Repeat each record exactly as written, and drop any images.
-- START --
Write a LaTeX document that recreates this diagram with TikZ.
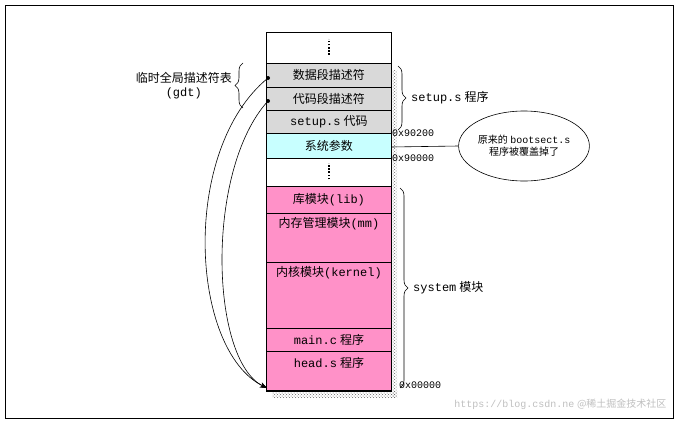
\documentclass[tikz,border=0pt]{standalone}
\usepackage{fontspec}
\setmainfont{Liberation Serif}
\setmonofont{Liberation Mono}
\newfontfamily\cjk{Noto Sans CJK SC}
\usetikzlibrary{decorations.pathreplacing,patterns,arrows.meta,shapes.geometric}
\definecolor{pinkm}{RGB}{255,145,200}
\definecolor{grayc}{RGB}{217,217,217}
\definecolor{cyanc}{RGB}{200,255,255}
\begin{document}
\begin{tikzpicture}[x=1pt,y=-1pt,
  cell/.style={draw,line width=0.8pt,minimum width=125pt,anchor=north west,inner sep=0pt,font=\large},
  brace/.style={decorate,decoration={brace,amplitude=8pt},line width=0.6pt},
  lbl/.style={font=\large,inner sep=1pt},
  dots/.style={line width=2.2pt,dash pattern=on 1.6pt off 1.6pt},
  arr/.style={-{Stealth[length=7pt]},line width=0.6pt}]
\useasboundingbox (0,0) rectangle (679,423);
\draw[line width=0.6pt] (5,5) rectangle (673,418);
% shadow
\fill[pattern=crosshatch dots,pattern color=gray!80!black] (391,70) rectangle (397,397);
\fill[pattern=crosshatch dots,pattern color=gray!80!black] (272,391) rectangle (397,397);
% cells
\node[cell,minimum height=31pt] (d1) at (266,32) {};
\draw[dots] ([yshift=-7pt]d1.center) -- ([yshift=9pt]d1.center);
\node[cell,fill=grayc,minimum height=24pt] (ds) at (266,63) {\cjk 数据段描述符};
\node[cell,fill=grayc,minimum height=23pt] (cs) at (266,87) {\cjk 代码段描述符};
\node[cell,fill=grayc,minimum height=23pt] (su) at (266,110) {\texttt{setup.s} {\cjk 代码}};
\node[cell,fill=cyanc,minimum height=25pt] (sp) at (266,133) {\cjk 系统参数};
\node[cell,minimum height=28pt] (d2) at (266,158) {};
\draw[dots] ([yshift=-7pt]d2.center) -- ([yshift=9pt]d2.center);
\node[cell,fill=pinkm,minimum height=27pt] (lib) at (266,186) {{\cjk 库模块}\texttt{(lib)}};
\node[cell,fill=pinkm,minimum height=49pt,text depth=30pt] (mm) at (266,213) {{\cjk 内存管理模块}\texttt{(mm)}};
\node[cell,fill=pinkm,minimum height=66pt,text depth=48pt] (kn) at (266,262) {{\cjk 内核模块}\texttt{(kernel)}};
\node[cell,fill=pinkm,minimum height=23pt] (mc) at (266,328) {\texttt{main.c} {\cjk 程序}};
\node[cell,fill=pinkm,minimum height=39pt,text depth=16pt] (hs) at (266,351) {\texttt{head.s} {\cjk 程序}};
\draw[line width=1.8pt] (hs.south west) -- (hs.south east);
% addresses
\node[lbl,anchor=west,font=\normalsize\ttfamily] (a1) at (391,133) {0x90200};
\node[lbl,anchor=west,font=\normalsize\ttfamily] (a2) at (391,158) {0x90000};
\node[lbl,anchor=west,font=\normalsize\ttfamily] (a3) at (398,385) {0x00000};
% ellipse
\node[draw,ellipse,line width=0.6pt,minimum width=124pt,minimum height=70pt,inner sep=0pt,align=center,font=\normalsize] (el) at (524,146) {{\cjk 原来的} \texttt{bootsect.s}\\{\cjk 程序被覆盖掉了}};
\coordinate (ep) at (391,147);
\draw[line width=0.6pt] (ep) -- (el.west);
% braces
\draw[brace] (398,66) -- (398,130) coordinate[midway,xshift=12pt] (b1);
\node[lbl,anchor=west] at (b1) {\texttt{setup.s} {\cjk 程序}};
\draw[brace] (400,188) -- (400,388) coordinate[midway,xshift=12pt] (b2);
\node[lbl,anchor=west] at (b2) {\texttt{system} {\cjk 模块}};
\draw[brace] (243,108) -- (243,63) coordinate[midway,xshift=-10pt] (b3);
\node[lbl,anchor=east,align=center] at (b3) {{\cjk 临时全局描述符表}\\\texttt{(gdt)}};
% arrows
\coordinate (p1) at (268,78);
\coordinate (p2) at (268,101);
\coordinate (q) at (267,388);
\fill (p1) circle (2pt) (p2) circle (2pt);
\draw[arr] (p1) .. controls (180,150) and (190,350) .. (q);
\draw[arr] (p2) .. controls (205,170) and (210,360) .. (q);
% watermark
\node[anchor=east,text=gray!50,font=\normalsize] at (670,404) {\texttt{https://blog.csdn.ne} {\cjk @稀土掘金技术社区}};
\end{tikzpicture}
\end{document}
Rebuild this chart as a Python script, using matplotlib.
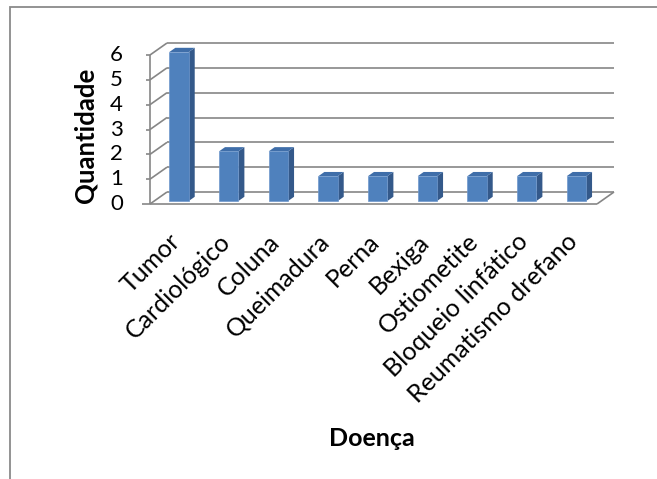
-- END --
ANSWER TO THE TASK »
Write a LaTeX document that recreates this diagram with TikZ.
\documentclass[tikz,border=0pt]{standalone}
\usepackage{fontspec}
\setmainfont{Liberation Serif}
\setmonofont{Liberation Mono}
\newfontfamily\cjk{Noto Sans CJK SC}
\usetikzlibrary{decorations.pathreplacing,patterns,arrows.meta,shapes.geometric}
\definecolor{pinkm}{RGB}{255,145,200}
\definecolor{grayc}{RGB}{217,217,217}
\definecolor{cyanc}{RGB}{200,255,255}
\begin{document}
\begin{tikzpicture}[x=1pt,y=-1pt,
  cell/.style={draw,line width=0.8pt,minimum width=125pt,anchor=north west,inner sep=0pt,font=\large},
  brace/.style={decorate,decoration={brace,amplitude=8pt},line width=0.6pt},
  lbl/.style={font=\large,inner sep=1pt},
  dots/.style={line width=2.2pt,dash pattern=on 1.6pt off 1.6pt},
  arr/.style={-{Stealth[length=7pt]},line width=0.6pt}]
\useasboundingbox (0,0) rectangle (679,423);
\draw[line width=0.6pt] (5,5) rectangle (673,418);
% shadow
\fill[pattern=crosshatch dots,pattern color=gray!80!black] (391,70) rectangle (397,397);
\fill[pattern=crosshatch dots,pattern color=gray!80!black] (272,391) rectangle (397,397);
% cells
\node[cell,minimum height=31pt] (d1) at (266,32) {};
\draw[dots] ([yshift=-7pt]d1.center) -- ([yshift=9pt]d1.center);
\node[cell,fill=grayc,minimum height=24pt] (ds) at (266,63) {\cjk 数据段描述符};
\node[cell,fill=grayc,minimum height=23pt] (cs) at (266,87) {\cjk 代码段描述符};
\node[cell,fill=grayc,minimum height=23pt] (su) at (266,110) {\texttt{setup.s} {\cjk 代码}};
\node[cell,fill=cyanc,minimum height=25pt] (sp) at (266,133) {\cjk 系统参数};
\node[cell,minimum height=28pt] (d2) at (266,158) {};
\draw[dots] ([yshift=-7pt]d2.center) -- ([yshift=9pt]d2.center);
\node[cell,fill=pinkm,minimum height=27pt] (lib) at (266,186) {{\cjk 库模块}\texttt{(lib)}};
\node[cell,fill=pinkm,minimum height=49pt,text depth=30pt] (mm) at (266,213) {{\cjk 内存管理模块}\texttt{(mm)}};
\node[cell,fill=pinkm,minimum height=66pt,text depth=48pt] (kn) at (266,262) {{\cjk 内核模块}\texttt{(kernel)}};
\node[cell,fill=pinkm,minimum height=23pt] (mc) at (266,328) {\texttt{main.c} {\cjk 程序}};
\node[cell,fill=pinkm,minimum height=39pt,text depth=16pt] (hs) at (266,351) {\texttt{head.s} {\cjk 程序}};
\draw[line width=1.8pt] (hs.south west) -- (hs.south east);
% addresses
\node[lbl,anchor=west,font=\normalsize\ttfamily] (a1) at (391,133) {0x90200};
\node[lbl,anchor=west,font=\normalsize\ttfamily] (a2) at (391,158) {0x90000};
\node[lbl,anchor=west,font=\normalsize\ttfamily] (a3) at (398,385) {0x00000};
% ellipse
\node[draw,ellipse,line width=0.6pt,minimum width=124pt,minimum height=70pt,inner sep=0pt,align=center,font=\normalsize] (el) at (524,146) {{\cjk 原来的} \texttt{bootsect.s}\\{\cjk 程序被覆盖掉了}};
\coordinate (ep) at (391,147);
\draw[line width=0.6pt] (ep) -- (el.west);
% braces
\draw[brace] (398,66) -- (398,130) coordinate[midway,xshift=12pt] (b1);
\node[lbl,anchor=west] at (b1) {\texttt{setup.s} {\cjk 程序}};
\draw[brace] (400,188) -- (400,388) coordinate[midway,xshift=12pt] (b2);
\node[lbl,anchor=west] at (b2) {\texttt{system} {\cjk 模块}};
\draw[brace] (243,108) -- (243,63) coordinate[midway,xshift=-10pt] (b3);
\node[lbl,anchor=east,align=center] at (b3) {{\cjk 临时全局描述符表}\\\texttt{(gdt)}};
% arrows
\coordinate (p1) at (268,78);
\coordinate (p2) at (268,101);
\coordinate (q) at (267,388);
\fill (p1) circle (2pt) (p2) circle (2pt);
\draw[arr] (p1) .. controls (180,150) and (190,350) .. (q);
\draw[arr] (p2) .. controls (205,170) and (210,360) .. (q);
% watermark
\node[anchor=east,text=gray!50,font=\normalsize] at (670,404) {\texttt{https://blog.csdn.ne} {\cjk @稀土掘金技术社区}};
\end{tikzpicture}
\end{document}
Rebuild this chart as a Python script, using matplotlib.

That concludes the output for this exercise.